The government has taken a step further in taxation reform.

In its tax reform, the government is offering subsidies to people it considers vulnerable including low income households, young people struggling to find jobs and senior citizens living on the minimum wage.

The government is giving 300,000 won a month for three months to people aged between 15 and 29 looking for jobs. That handout will be raised to 500,000 won per month for six months in 2019.

Additionally the government will be giving senior citizens 250,000 won for their monthly basic living allowance, up from the current 206,050 won.

The government plans to raise the amount to 300,000 won by 2021.

To encourage couples to have children, the government will be giving 100,000 won per month to families that have a toddler five years old or younger.

The government is also implementing policies that are targeted at increasing the disposable incomes of households by easing living expenses. Such measures include lowering housing costs.

In the next five years, public buildings including police stations, community centers and even post office that are 30 years or older will be required to build apartments on site for lease to low-income households when undergoing reconstruction.

The government is also promising a transportation card that will allow commuters unlimited access to public transportation, including bus and subways, for a set amount. It estimates this will reduce the cost of commuting by 30 percent.

In the plan announced Wednesday, the government increased subsides and tax cuts for small and medium-sized enterprises that hire new employees or upgrade contract workers to regular employment.

This will require bold increases in national spending. In fact, government spending this year alone is targeted at 7 percent higher than in the previous year, which exceeds the nominal growth rate projected at 4.6 percent. The nominal growth rate is the nation’s economic growth after inflation is factored in.

The government projects this year’s real economic growth at 3 percent.

The Moon government is not the first to believe in an economic growth model based on higher incomes and greater spending.

The idea became popular after the global financial meltdown in late 2008, when income disparity between the wealthy and the poor was blamed for low growth.

The Barack Obama administration in 2009 announced a raising of the federal minimum wage while Shinzo Abe’s cabinet in Japan encouraged major businesses to give their employees raises.

However, many are skeptical over whether the Moon administration will be able to continue to maintain wage-led growth by increasing budget spending.

Kim Won-shik an economics professor at Konkuk University, noted that the government will be faced with huge financial burden.

“If you grow government spending higher than the nominal economic growth, it is questionable if the country’s fiscal soundness could bear it,” Kim said.
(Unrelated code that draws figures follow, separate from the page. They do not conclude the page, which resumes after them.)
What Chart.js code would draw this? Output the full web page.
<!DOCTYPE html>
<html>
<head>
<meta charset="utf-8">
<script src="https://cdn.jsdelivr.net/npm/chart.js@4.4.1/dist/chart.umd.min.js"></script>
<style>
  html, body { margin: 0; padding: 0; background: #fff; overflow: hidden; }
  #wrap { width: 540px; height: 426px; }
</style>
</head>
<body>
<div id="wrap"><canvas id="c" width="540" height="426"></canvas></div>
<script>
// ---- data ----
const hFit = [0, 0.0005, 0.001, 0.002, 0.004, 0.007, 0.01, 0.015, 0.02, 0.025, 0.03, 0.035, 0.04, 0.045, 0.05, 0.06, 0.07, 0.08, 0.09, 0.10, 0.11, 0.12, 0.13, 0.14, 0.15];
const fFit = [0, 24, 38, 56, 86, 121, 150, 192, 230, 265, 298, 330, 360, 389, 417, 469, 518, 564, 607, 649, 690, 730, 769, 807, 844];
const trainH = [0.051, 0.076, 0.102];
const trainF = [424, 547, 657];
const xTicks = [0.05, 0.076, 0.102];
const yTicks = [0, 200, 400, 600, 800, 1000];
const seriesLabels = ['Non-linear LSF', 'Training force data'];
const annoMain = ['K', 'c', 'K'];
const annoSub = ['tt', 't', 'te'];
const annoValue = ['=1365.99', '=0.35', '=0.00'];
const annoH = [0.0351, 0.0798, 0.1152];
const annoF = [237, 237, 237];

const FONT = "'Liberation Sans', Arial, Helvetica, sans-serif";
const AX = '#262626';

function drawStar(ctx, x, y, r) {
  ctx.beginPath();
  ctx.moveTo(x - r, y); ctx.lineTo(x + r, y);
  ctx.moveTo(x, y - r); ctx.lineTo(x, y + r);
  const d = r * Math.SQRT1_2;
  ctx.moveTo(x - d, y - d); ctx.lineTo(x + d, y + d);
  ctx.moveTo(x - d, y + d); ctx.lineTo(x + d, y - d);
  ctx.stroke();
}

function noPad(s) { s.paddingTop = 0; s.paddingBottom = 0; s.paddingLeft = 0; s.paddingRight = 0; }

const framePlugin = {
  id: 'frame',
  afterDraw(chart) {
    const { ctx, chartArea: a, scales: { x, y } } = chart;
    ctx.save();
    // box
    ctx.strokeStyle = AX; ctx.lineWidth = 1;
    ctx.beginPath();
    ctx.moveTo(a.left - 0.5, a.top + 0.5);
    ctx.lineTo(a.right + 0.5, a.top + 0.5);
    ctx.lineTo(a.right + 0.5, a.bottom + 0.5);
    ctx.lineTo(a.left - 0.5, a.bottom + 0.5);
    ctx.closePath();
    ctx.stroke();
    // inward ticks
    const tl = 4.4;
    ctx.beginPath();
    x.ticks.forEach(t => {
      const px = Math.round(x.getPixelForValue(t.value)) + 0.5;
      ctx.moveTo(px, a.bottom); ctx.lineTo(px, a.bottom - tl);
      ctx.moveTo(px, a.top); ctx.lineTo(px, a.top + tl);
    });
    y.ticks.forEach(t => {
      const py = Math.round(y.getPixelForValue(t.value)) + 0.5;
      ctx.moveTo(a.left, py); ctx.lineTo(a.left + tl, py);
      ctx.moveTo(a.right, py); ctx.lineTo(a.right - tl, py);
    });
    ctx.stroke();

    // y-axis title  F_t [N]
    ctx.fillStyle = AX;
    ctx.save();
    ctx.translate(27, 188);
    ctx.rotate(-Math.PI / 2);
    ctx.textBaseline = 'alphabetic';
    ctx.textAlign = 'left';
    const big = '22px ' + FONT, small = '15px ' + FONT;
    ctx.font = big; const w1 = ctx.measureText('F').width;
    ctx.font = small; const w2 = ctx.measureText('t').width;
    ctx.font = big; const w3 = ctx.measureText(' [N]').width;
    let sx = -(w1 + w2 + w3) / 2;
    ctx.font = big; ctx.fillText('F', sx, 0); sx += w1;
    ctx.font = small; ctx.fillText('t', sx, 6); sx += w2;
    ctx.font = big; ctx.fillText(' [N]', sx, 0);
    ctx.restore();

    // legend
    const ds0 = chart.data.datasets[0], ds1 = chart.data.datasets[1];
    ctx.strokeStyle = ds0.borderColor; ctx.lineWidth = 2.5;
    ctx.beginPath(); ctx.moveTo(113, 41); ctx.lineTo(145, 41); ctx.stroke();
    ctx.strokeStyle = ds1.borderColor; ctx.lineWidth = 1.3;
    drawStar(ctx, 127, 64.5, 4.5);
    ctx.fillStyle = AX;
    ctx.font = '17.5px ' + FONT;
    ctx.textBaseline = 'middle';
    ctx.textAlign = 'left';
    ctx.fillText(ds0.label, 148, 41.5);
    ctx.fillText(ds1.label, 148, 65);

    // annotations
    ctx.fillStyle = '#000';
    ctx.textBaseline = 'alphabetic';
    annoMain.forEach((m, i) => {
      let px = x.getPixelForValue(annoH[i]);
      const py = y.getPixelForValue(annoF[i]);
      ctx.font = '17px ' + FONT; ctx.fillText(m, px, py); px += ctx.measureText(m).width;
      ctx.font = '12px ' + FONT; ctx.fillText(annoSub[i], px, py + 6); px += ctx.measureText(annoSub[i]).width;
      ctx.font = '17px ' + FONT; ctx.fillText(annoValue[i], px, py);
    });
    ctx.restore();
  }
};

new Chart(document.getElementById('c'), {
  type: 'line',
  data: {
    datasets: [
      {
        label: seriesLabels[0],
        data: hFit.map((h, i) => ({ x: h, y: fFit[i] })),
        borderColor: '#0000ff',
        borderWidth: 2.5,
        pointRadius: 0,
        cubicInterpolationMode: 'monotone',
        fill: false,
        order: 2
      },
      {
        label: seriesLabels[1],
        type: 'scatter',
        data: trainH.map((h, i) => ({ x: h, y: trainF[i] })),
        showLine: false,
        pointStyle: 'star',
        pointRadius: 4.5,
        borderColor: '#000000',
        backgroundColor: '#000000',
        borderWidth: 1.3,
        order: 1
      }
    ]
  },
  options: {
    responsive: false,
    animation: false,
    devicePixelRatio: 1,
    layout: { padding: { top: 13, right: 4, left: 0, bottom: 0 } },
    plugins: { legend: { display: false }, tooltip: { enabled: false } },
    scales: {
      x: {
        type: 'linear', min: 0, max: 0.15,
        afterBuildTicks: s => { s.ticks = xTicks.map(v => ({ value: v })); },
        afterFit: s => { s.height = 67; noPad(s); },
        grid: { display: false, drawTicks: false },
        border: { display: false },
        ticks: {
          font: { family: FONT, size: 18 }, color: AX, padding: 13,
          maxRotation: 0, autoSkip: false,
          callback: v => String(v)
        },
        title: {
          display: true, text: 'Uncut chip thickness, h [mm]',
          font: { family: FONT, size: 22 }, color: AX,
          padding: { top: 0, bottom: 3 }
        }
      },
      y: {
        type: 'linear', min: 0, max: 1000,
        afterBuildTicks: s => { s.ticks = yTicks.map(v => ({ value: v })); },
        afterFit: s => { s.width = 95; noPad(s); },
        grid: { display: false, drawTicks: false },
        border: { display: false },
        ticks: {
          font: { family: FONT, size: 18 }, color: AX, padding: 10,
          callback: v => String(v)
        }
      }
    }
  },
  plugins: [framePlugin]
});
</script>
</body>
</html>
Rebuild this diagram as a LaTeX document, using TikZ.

While the government expects to pull in an additional 28 trillion won in the next five years from higher tax rates on the wealthy and major conglomerates, as well as various rollbacks of tax breaks offered to the upper class in the past, experts project that the government will have trouble raising the 178 trillion won it needs over the next five years.

The government raised the income taxes on those who make 300 million won or more and companies that make more than 200 billion won a year.

“This amount of [additional] taxation won’t be enough to even pay for welfare,” said Ahn Chang-nam, a tax professor at Kangnam University.

Many believe the government will have to raise taxes on other income classes.

Some have even proposed raising the value-added tax, which has remained at 10 percent since 1977.

However, Finance Minister Kim said the government is not looking into it.

Some experts question the fundamental idea that raising disposable incomes of average households will translate into economic growth.

“In order to consistently increase jobs and income, the government needs to push corporate restructuring, easing regulations and encouraging private businesses to increase investment and help generate added value,” said Pyo Hak-gil, Seoul National University’s honorary professor of economics.